China will object to America’s maintenance of regional alliances, arguing that they are aimed at China. Washington and its allies should be direct with Beijing about the purposes of these alliances, including by making clear the array of threats they are organized to address. The more clarity Beijing has on the non-negotiable nature of these alliances, the more likely it will shift focus over time toward other regional challenges it feels it has greater potential to influence.
In conclusion, the U.S.-China relationship has evolved considerably over the past 40 years and, in the process, has outgrown the conventions that guided it during that period. The sharp deterioration in bilateral relations in recent months likely reflects a structural shift in the relationship; it is not merely an artifact of an unconventional American leader. The sooner that leaders and leading thinkers on both sides of the Pacific recognize the tectonic shifts taking place in U.S.-China relations, the higher the likelihood of resetting expectations and reaching consensus for an updated approach to the relationship.
The relationship will not return to the days before President Trump was elected. There no longer exists in the United States a constituency supporting such a reversion, just as there no longer are senior officials that could deliver such an outcome. The task now is not to protect the relationship but rather to reimagine it in a way that can attract durable, bipartisan support. This period may lead to a crisis in U.S.-China relations, or it may augur the beginning of a new chapter.

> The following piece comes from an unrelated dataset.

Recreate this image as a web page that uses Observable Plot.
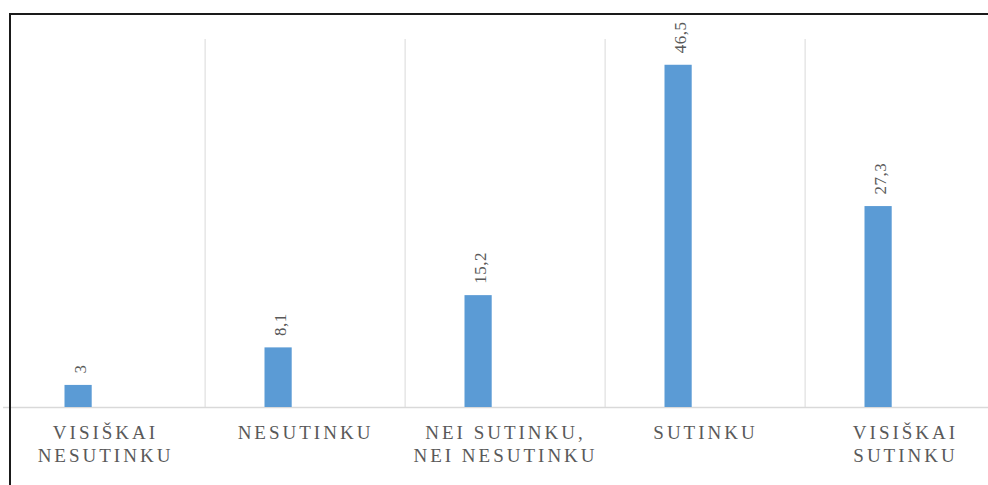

As it undergoes this process, America needs to recognize its enduring strengths vis-à-vis China. It enjoys a global alliance network, unmatched power projection, peaceful borders, generally favorable demographics, food and energy security, deep capital markets, and a culture of innovation that is the envy of the rest of the world. These relative strengths should give Americans confidence in their ability to outcompete China over the long run. They also should help Americans realize that a competitive yet generally stable relationship with China is more conducive to American security and prosperity than an outright hostile one.